> **Aim**
Emit the entire listing verbatim.
(begin)
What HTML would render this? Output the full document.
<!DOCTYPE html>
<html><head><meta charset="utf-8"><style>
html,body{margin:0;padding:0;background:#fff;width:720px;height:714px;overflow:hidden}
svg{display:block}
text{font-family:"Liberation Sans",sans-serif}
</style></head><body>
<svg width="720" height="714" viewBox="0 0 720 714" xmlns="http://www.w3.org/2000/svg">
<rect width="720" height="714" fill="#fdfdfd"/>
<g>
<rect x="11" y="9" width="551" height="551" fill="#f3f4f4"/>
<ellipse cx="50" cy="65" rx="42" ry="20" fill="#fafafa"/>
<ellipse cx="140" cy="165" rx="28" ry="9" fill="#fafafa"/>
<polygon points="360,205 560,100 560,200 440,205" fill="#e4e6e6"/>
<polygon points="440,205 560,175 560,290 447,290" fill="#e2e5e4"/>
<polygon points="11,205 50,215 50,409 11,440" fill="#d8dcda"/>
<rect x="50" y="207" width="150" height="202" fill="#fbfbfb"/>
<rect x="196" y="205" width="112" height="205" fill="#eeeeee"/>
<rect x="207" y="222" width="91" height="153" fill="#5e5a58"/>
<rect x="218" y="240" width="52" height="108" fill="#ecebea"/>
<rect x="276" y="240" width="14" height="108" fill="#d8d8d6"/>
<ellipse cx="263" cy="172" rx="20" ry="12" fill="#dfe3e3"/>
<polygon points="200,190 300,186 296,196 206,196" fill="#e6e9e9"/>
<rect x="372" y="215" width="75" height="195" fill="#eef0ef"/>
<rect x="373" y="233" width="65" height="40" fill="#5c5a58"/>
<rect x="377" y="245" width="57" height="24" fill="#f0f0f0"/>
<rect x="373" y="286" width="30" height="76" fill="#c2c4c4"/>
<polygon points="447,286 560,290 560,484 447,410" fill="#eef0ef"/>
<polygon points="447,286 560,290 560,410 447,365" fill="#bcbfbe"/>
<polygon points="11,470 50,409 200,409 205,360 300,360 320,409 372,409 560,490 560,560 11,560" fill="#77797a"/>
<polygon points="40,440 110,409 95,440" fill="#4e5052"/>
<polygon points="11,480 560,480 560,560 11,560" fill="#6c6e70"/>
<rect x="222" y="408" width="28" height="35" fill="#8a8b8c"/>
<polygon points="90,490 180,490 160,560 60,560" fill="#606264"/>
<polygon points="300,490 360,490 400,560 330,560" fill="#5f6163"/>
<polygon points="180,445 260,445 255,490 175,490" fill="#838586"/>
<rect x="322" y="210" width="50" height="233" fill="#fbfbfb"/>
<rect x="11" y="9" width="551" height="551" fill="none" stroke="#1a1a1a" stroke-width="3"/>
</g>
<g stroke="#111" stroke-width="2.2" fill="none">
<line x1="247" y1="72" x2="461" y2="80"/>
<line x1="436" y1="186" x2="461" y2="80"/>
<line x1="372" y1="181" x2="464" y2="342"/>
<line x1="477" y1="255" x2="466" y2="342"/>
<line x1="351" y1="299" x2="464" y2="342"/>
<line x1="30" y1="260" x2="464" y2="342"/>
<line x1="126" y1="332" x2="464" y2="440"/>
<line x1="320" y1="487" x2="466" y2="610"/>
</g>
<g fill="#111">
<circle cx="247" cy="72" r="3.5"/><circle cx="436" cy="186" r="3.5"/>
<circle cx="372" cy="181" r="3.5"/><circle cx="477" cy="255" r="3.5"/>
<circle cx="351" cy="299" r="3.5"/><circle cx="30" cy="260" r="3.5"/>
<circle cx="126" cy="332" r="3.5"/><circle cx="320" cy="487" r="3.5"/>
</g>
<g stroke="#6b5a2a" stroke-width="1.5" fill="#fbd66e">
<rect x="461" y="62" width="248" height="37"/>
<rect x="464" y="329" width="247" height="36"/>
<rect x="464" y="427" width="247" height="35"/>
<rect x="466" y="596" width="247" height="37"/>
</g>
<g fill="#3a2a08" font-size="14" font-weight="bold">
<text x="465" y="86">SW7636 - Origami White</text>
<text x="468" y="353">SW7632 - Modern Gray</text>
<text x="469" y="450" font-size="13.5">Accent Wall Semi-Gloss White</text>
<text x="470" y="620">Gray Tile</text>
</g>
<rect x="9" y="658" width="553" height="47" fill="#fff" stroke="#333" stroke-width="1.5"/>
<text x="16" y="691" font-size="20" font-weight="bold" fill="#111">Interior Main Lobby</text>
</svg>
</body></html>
(end)
> **The reply**
What HTML would render this? Output the full document.
<!DOCTYPE html>
<html><head><meta charset="utf-8"><style>
html,body{margin:0;padding:0;background:#fff;width:720px;height:714px;overflow:hidden}
svg{display:block}
text{font-family:"Liberation Sans",sans-serif}
</style></head><body>
<svg width="720" height="714" viewBox="0 0 720 714" xmlns="http://www.w3.org/2000/svg">
<rect width="720" height="714" fill="#fdfdfd"/>
<g>
<rect x="11" y="9" width="551" height="551" fill="#f3f4f4"/>
<ellipse cx="50" cy="65" rx="42" ry="20" fill="#fafafa"/>
<ellipse cx="140" cy="165" rx="28" ry="9" fill="#fafafa"/>
<polygon points="360,205 560,100 560,200 440,205" fill="#e4e6e6"/>
<polygon points="440,205 560,175 560,290 447,290" fill="#e2e5e4"/>
<polygon points="11,205 50,215 50,409 11,440" fill="#d8dcda"/>
<rect x="50" y="207" width="150" height="202" fill="#fbfbfb"/>
<rect x="196" y="205" width="112" height="205" fill="#eeeeee"/>
<rect x="207" y="222" width="91" height="153" fill="#5e5a58"/>
<rect x="218" y="240" width="52" height="108" fill="#ecebea"/>
<rect x="276" y="240" width="14" height="108" fill="#d8d8d6"/>
<ellipse cx="263" cy="172" rx="20" ry="12" fill="#dfe3e3"/>
<polygon points="200,190 300,186 296,196 206,196" fill="#e6e9e9"/>
<rect x="372" y="215" width="75" height="195" fill="#eef0ef"/>
<rect x="373" y="233" width="65" height="40" fill="#5c5a58"/>
<rect x="377" y="245" width="57" height="24" fill="#f0f0f0"/>
<rect x="373" y="286" width="30" height="76" fill="#c2c4c4"/>
<polygon points="447,286 560,290 560,484 447,410" fill="#eef0ef"/>
<polygon points="447,286 560,290 560,410 447,365" fill="#bcbfbe"/>
<polygon points="11,470 50,409 200,409 205,360 300,360 320,409 372,409 560,490 560,560 11,560" fill="#77797a"/>
<polygon points="40,440 110,409 95,440" fill="#4e5052"/>
<polygon points="11,480 560,480 560,560 11,560" fill="#6c6e70"/>
<rect x="222" y="408" width="28" height="35" fill="#8a8b8c"/>
<polygon points="90,490 180,490 160,560 60,560" fill="#606264"/>
<polygon points="300,490 360,490 400,560 330,560" fill="#5f6163"/>
<polygon points="180,445 260,445 255,490 175,490" fill="#838586"/>
<rect x="322" y="210" width="50" height="233" fill="#fbfbfb"/>
<rect x="11" y="9" width="551" height="551" fill="none" stroke="#1a1a1a" stroke-width="3"/>
</g>
<g stroke="#111" stroke-width="2.2" fill="none">
<line x1="247" y1="72" x2="461" y2="80"/>
<line x1="436" y1="186" x2="461" y2="80"/>
<line x1="372" y1="181" x2="464" y2="342"/>
<line x1="477" y1="255" x2="466" y2="342"/>
<line x1="351" y1="299" x2="464" y2="342"/>
<line x1="30" y1="260" x2="464" y2="342"/>
<line x1="126" y1="332" x2="464" y2="440"/>
<line x1="320" y1="487" x2="466" y2="610"/>
</g>
<g fill="#111">
<circle cx="247" cy="72" r="3.5"/><circle cx="436" cy="186" r="3.5"/>
<circle cx="372" cy="181" r="3.5"/><circle cx="477" cy="255" r="3.5"/>
<circle cx="351" cy="299" r="3.5"/><circle cx="30" cy="260" r="3.5"/>
<circle cx="126" cy="332" r="3.5"/><circle cx="320" cy="487" r="3.5"/>
</g>
<g stroke="#6b5a2a" stroke-width="1.5" fill="#fbd66e">
<rect x="461" y="62" width="248" height="37"/>
<rect x="464" y="329" width="247" height="36"/>
<rect x="464" y="427" width="247" height="35"/>
<rect x="466" y="596" width="247" height="37"/>
</g>
<g fill="#3a2a08" font-size="14" font-weight="bold">
<text x="465" y="86">SW7636 - Origami White</text>
<text x="468" y="353">SW7632 - Modern Gray</text>
<text x="469" y="450" font-size="13.5">Accent Wall Semi-Gloss White</text>
<text x="470" y="620">Gray Tile</text>
</g>
<rect x="9" y="658" width="553" height="47" fill="#fff" stroke="#333" stroke-width="1.5"/>
<text x="16" y="691" font-size="20" font-weight="bold" fill="#111">Interior Main Lobby</text>
</svg>
</body></html>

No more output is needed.